§ The task
Skip the pictures. Repeat everything else in the records word for word.

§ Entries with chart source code
+===+
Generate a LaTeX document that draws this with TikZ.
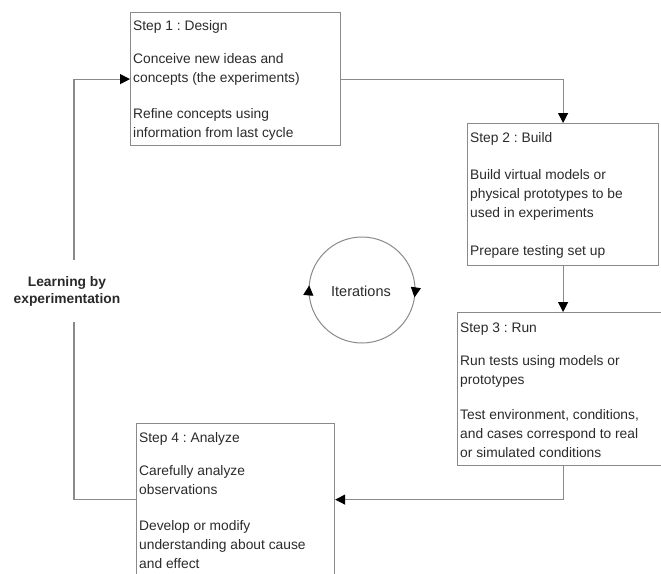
\documentclass[tikz,border=0pt]{standalone}
\usepackage{fontspec}
\setmainfont{Liberation Sans}
\usetikzlibrary{arrows.meta,calc}
\definecolor{linegray}{HTML}{8A8A8A}
\definecolor{inkgray}{HTML}{2A2A2A}
\frenchspacing
\begin{document}
\begin{tikzpicture}[x=1pt,y=-1pt,
  stepbox/.style={draw=linegray, line width=1.2pt, rectangle, inner sep=0pt, anchor=north west},
  steptext/.style={anchor=north west, inner sep=0pt, align=left, text=inkgray,
    font=\fontsize{13.8}{19}\selectfont},
  link/.style={draw=linegray, line width=1.2pt},
  tip/.style={-{Triangle[length=10pt,width=10pt,fill=black,color=black]}},
]
\useasboundingbox (0,0) rectangle (661,573);
\clip (0,0) rectangle (661,573);

% step boxes
\node[stepbox, minimum width=210, minimum height=133] (s1) at (130,12) {};
\node[stepbox, minimum width=191, minimum height=142] (s2) at (467,123) {};
\node[stepbox, minimum width=212, minimum height=153] (s3) at (457,312) {};
\node[stepbox, minimum width=198, minimum height=152] (s4) at (136,423) {};

% box contents
\node[steptext] (t1) at ($(s1.north west)+(3,8.5)$)
  {Step 1 : Design\\[14pt]
   Conceive new ideas and\\
   concepts (the experiments)\\[17pt]
   Refine concepts using\\
   information from last cycle};
\node[steptext] (t2) at ($(s2.north west)+(3,9)$)
  {Step 2 : Build\\[18pt]
   Build virtual models or\\
   physical prototypes to be\\
   used in experiments\\[19pt]
   Prepare testing set up};
\node[steptext] (t3) at ($(s3.north west)+(3,11)$)
  {Step 3 : Run\\[14pt]
   Run tests using models or\\
   prototypes\\[16pt]
   Test environment, conditions,\\
   and cases correspond to real\\
   or simulated conditions};
\node[steptext] (t4) at ($(s4.north west)+(3,9)$)
  {Step 4 : Analyze\\[14pt]
   Carefully analyze\\
   observations\\[17pt]
   Develop or modify\\
   understanding about cause\\
   and effect};

% flow between the steps
\draw[link, tip] (s1.east) -| (s2.north);
\draw[link, tip] (s2.south) -- (s2.south |- s3.north);
\draw[link, tip] (s2.south |- s3.south) |- (s4.east);

% feedback rail with its label
\node[font=\bfseries\fontsize{13.8}{17}\selectfont, align=center, text=inkgray, inner sep=0pt]
  (learn) at (67,291) {Learning by\\experimentation};
\coordinate (rail) at (74,0);
\draw[link] (s4.west) -| ($(rail |- learn.south)+(0,16)$);
\draw[link, tip] ($(rail |- learn.north)+(0,-16)$) |- (s1.west);

% iteration cycle
\coordinate (cyc) at (362,290);
\draw[link, line width=1pt] (cyc) circle[radius=53];
\node[font=\fontsize{14.5}{17}\selectfont, text=inkgray] (iter) at (361,291) {Iterations};
\draw[link, line width=1pt, tip] ([shift={(173:53)}]cyc) arc[start angle=173, end angle=185, radius=53];
\draw[link, line width=1pt, tip] ([shift={(-4:53)}]cyc) arc[start angle=-4, end angle=8, radius=53];
\end{tikzpicture}
\end{document}
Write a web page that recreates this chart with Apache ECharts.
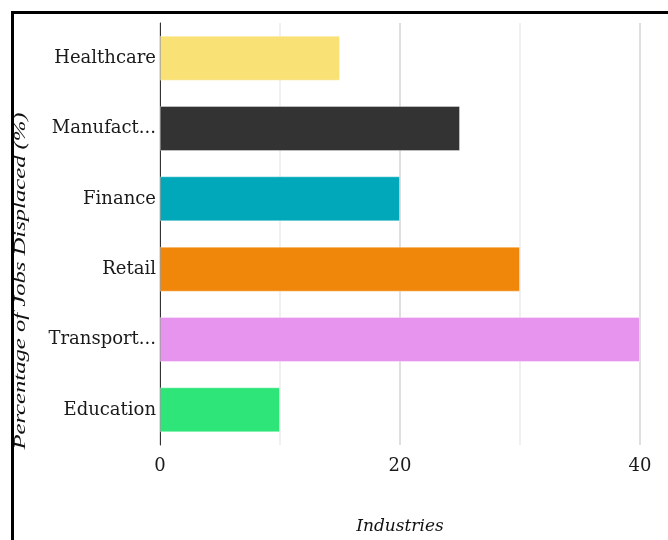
<!DOCTYPE html>
<html>
<head>
<meta charset="utf-8">
<script src="https://cdn.jsdelivr.net/npm/echarts@6/dist/echarts.min.js"></script>
<style>
    html, body { margin: 0; padding: 0; background: #fff; overflow: hidden; }
    #chart { position: absolute; left: 0; top: 0; width: 668px; height: 540px; }
    #frame { position: absolute; left: 11px; top: 11px; width: 700px; height: 600px; border: 3px solid #000; pointer-events: none; }
</style>
</head>
<body>
<div id="chart"></div>
<div id="frame"></div>
<script>
// jobs displaced by industry
const industries = ['Healthcare', 'Manufacturing', 'Finance', 'Retail', 'Transportation', 'Education']
const displaced = [15, 25, 20, 30, 40, 10]
const barColors = ['#f9e176', '#333333', '#00a8ba', '#f0870a', '#e694ee', '#2ee57a']
const xTicks = [0, 20, 40]

const wideSerif = '"DejaVu Serif", serif'
const serif = '"Liberation Serif", "Times New Roman", serif'

const chart = echarts.init(document.getElementById('chart'))

chart.setOption({
    animation: false,
    grid: { left: 160, right: 28, top: 23, bottom: 93 },
    xAxis: {
        type: 'value',
        min: xTicks[0],
        max: xTicks[xTicks.length - 1],
        interval: xTicks[1] - xTicks[0],
        name: 'Industries',
        nameLocation: 'middle',
        nameGap: 73,
        nameTextStyle: { fontFamily: wideSerif, fontStyle: 'italic', fontSize: 17, color: '#111' },
        axisLine: { show: false },
        axisTick: { show: false },
        axisLabel: { fontFamily: wideSerif, fontSize: 18, color: '#1a1a1a', margin: 12 },
        splitLine: { show: true, lineStyle: { color: '#d4d4d4', width: 1.5 } },
        minorTick: { show: false, splitNumber: 2 },
        minorSplitLine: { show: true, lineStyle: { color: '#ebebeb', width: 1.5 } }
    },
    yAxis: {
        type: 'category',
        inverse: true,
        data: industries,
        axisLine: { show: true, lineStyle: { color: '#333', width: 1 } },
        axisTick: { show: false },
        axisLabel: {
            fontFamily: wideSerif, fontSize: 18, color: '#1a1a1a', margin: 4,
            width: 114, overflow: 'truncate', ellipsis: '...'
        }
    },
    graphic: [{
        type: 'text',
        x: 21,
        y: 281,
        rotation: Math.PI / 2,
        scaleX: 1.54,
        style: {
            text: 'Percentage of Jobs Displaced (%)',
            font: 'italic 16px ' + serif,
            fill: '#111',
            align: 'center',
            verticalAlign: 'middle'
        }
    }],
    series: [{
        type: 'bar',
        data: displaced.map((v, i) => ({ value: v, itemStyle: { color: barColors[i] } })),
        barCategoryGap: '36%',
        itemStyle: { borderColor: 'rgba(255,255,255,0.35)', borderWidth: 1 }
    }]
})
</script>
</body>
</html>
+===+
§ Result of the exercise
Generate a LaTeX document that draws this with TikZ.
\documentclass[tikz,border=0pt]{standalone}
\usepackage{fontspec}
\setmainfont{Liberation Sans}
\usetikzlibrary{arrows.meta,calc}
\definecolor{linegray}{HTML}{8A8A8A}
\definecolor{inkgray}{HTML}{2A2A2A}
\frenchspacing
\begin{document}
\begin{tikzpicture}[x=1pt,y=-1pt,
  stepbox/.style={draw=linegray, line width=1.2pt, rectangle, inner sep=0pt, anchor=north west},
  steptext/.style={anchor=north west, inner sep=0pt, align=left, text=inkgray,
    font=\fontsize{13.8}{19}\selectfont},
  link/.style={draw=linegray, line width=1.2pt},
  tip/.style={-{Triangle[length=10pt,width=10pt,fill=black,color=black]}},
]
\useasboundingbox (0,0) rectangle (661,573);
\clip (0,0) rectangle (661,573);

% step boxes
\node[stepbox, minimum width=210, minimum height=133] (s1) at (130,12) {};
\node[stepbox, minimum width=191, minimum height=142] (s2) at (467,123) {};
\node[stepbox, minimum width=212, minimum height=153] (s3) at (457,312) {};
\node[stepbox, minimum width=198, minimum height=152] (s4) at (136,423) {};

% box contents
\node[steptext] (t1) at ($(s1.north west)+(3,8.5)$)
  {Step 1 : Design\\[14pt]
   Conceive new ideas and\\
   concepts (the experiments)\\[17pt]
   Refine concepts using\\
   information from last cycle};
\node[steptext] (t2) at ($(s2.north west)+(3,9)$)
  {Step 2 : Build\\[18pt]
   Build virtual models or\\
   physical prototypes to be\\
   used in experiments\\[19pt]
   Prepare testing set up};
\node[steptext] (t3) at ($(s3.north west)+(3,11)$)
  {Step 3 : Run\\[14pt]
   Run tests using models or\\
   prototypes\\[16pt]
   Test environment, conditions,\\
   and cases correspond to real\\
   or simulated conditions};
\node[steptext] (t4) at ($(s4.north west)+(3,9)$)
  {Step 4 : Analyze\\[14pt]
   Carefully analyze\\
   observations\\[17pt]
   Develop or modify\\
   understanding about cause\\
   and effect};

% flow between the steps
\draw[link, tip] (s1.east) -| (s2.north);
\draw[link, tip] (s2.south) -- (s2.south |- s3.north);
\draw[link, tip] (s2.south |- s3.south) |- (s4.east);

% feedback rail with its label
\node[font=\bfseries\fontsize{13.8}{17}\selectfont, align=center, text=inkgray, inner sep=0pt]
  (learn) at (67,291) {Learning by\\experimentation};
\coordinate (rail) at (74,0);
\draw[link] (s4.west) -| ($(rail |- learn.south)+(0,16)$);
\draw[link, tip] ($(rail |- learn.north)+(0,-16)$) |- (s1.west);

% iteration cycle
\coordinate (cyc) at (362,290);
\draw[link, line width=1pt] (cyc) circle[radius=53];
\node[font=\fontsize{14.5}{17}\selectfont, text=inkgray] (iter) at (361,291) {Iterations};
\draw[link, line width=1pt, tip] ([shift={(173:53)}]cyc) arc[start angle=173, end angle=185, radius=53];
\draw[link, line width=1pt, tip] ([shift={(-4:53)}]cyc) arc[start angle=-4, end angle=8, radius=53];
\end{tikzpicture}
\end{document}
Write a web page that recreates this chart with Apache ECharts.
<!DOCTYPE html>
<html>
<head>
<meta charset="utf-8">
<script src="https://cdn.jsdelivr.net/npm/echarts@6/dist/echarts.min.js"></script>
<style>
    html, body { margin: 0; padding: 0; background: #fff; overflow: hidden; }
    #chart { position: absolute; left: 0; top: 0; width: 668px; height: 540px; }
    #frame { position: absolute; left: 11px; top: 11px; width: 700px; height: 600px; border: 3px solid #000; pointer-events: none; }
</style>
</head>
<body>
<div id="chart"></div>
<div id="frame"></div>
<script>
// jobs displaced by industry
const industries = ['Healthcare', 'Manufacturing', 'Finance', 'Retail', 'Transportation', 'Education']
const displaced = [15, 25, 20, 30, 40, 10]
const barColors = ['#f9e176', '#333333', '#00a8ba', '#f0870a', '#e694ee', '#2ee57a']
const xTicks = [0, 20, 40]

const wideSerif = '"DejaVu Serif", serif'
const serif = '"Liberation Serif", "Times New Roman", serif'

const chart = echarts.init(document.getElementById('chart'))

chart.setOption({
    animation: false,
    grid: { left: 160, right: 28, top: 23, bottom: 93 },
    xAxis: {
        type: 'value',
        min: xTicks[0],
        max: xTicks[xTicks.length - 1],
        interval: xTicks[1] - xTicks[0],
        name: 'Industries',
        nameLocation: 'middle',
        nameGap: 73,
        nameTextStyle: { fontFamily: wideSerif, fontStyle: 'italic', fontSize: 17, color: '#111' },
        axisLine: { show: false },
        axisTick: { show: false },
        axisLabel: { fontFamily: wideSerif, fontSize: 18, color: '#1a1a1a', margin: 12 },
        splitLine: { show: true, lineStyle: { color: '#d4d4d4', width: 1.5 } },
        minorTick: { show: false, splitNumber: 2 },
        minorSplitLine: { show: true, lineStyle: { color: '#ebebeb', width: 1.5 } }
    },
    yAxis: {
        type: 'category',
        inverse: true,
        data: industries,
        axisLine: { show: true, lineStyle: { color: '#333', width: 1 } },
        axisTick: { show: false },
        axisLabel: {
            fontFamily: wideSerif, fontSize: 18, color: '#1a1a1a', margin: 4,
            width: 114, overflow: 'truncate', ellipsis: '...'
        }
    },
    graphic: [{
        type: 'text',
        x: 21,
        y: 281,
        rotation: Math.PI / 2,
        scaleX: 1.54,
        style: {
            text: 'Percentage of Jobs Displaced (%)',
            font: 'italic 16px ' + serif,
            fill: '#111',
            align: 'center',
            verticalAlign: 'middle'
        }
    }],
    series: [{
        type: 'bar',
        data: displaced.map((v, i) => ({ value: v, itemStyle: { color: barColors[i] } })),
        barCategoryGap: '36%',
        itemStyle: { borderColor: 'rgba(255,255,255,0.35)', borderWidth: 1 }
    }]
})
</script>
</body>
</html>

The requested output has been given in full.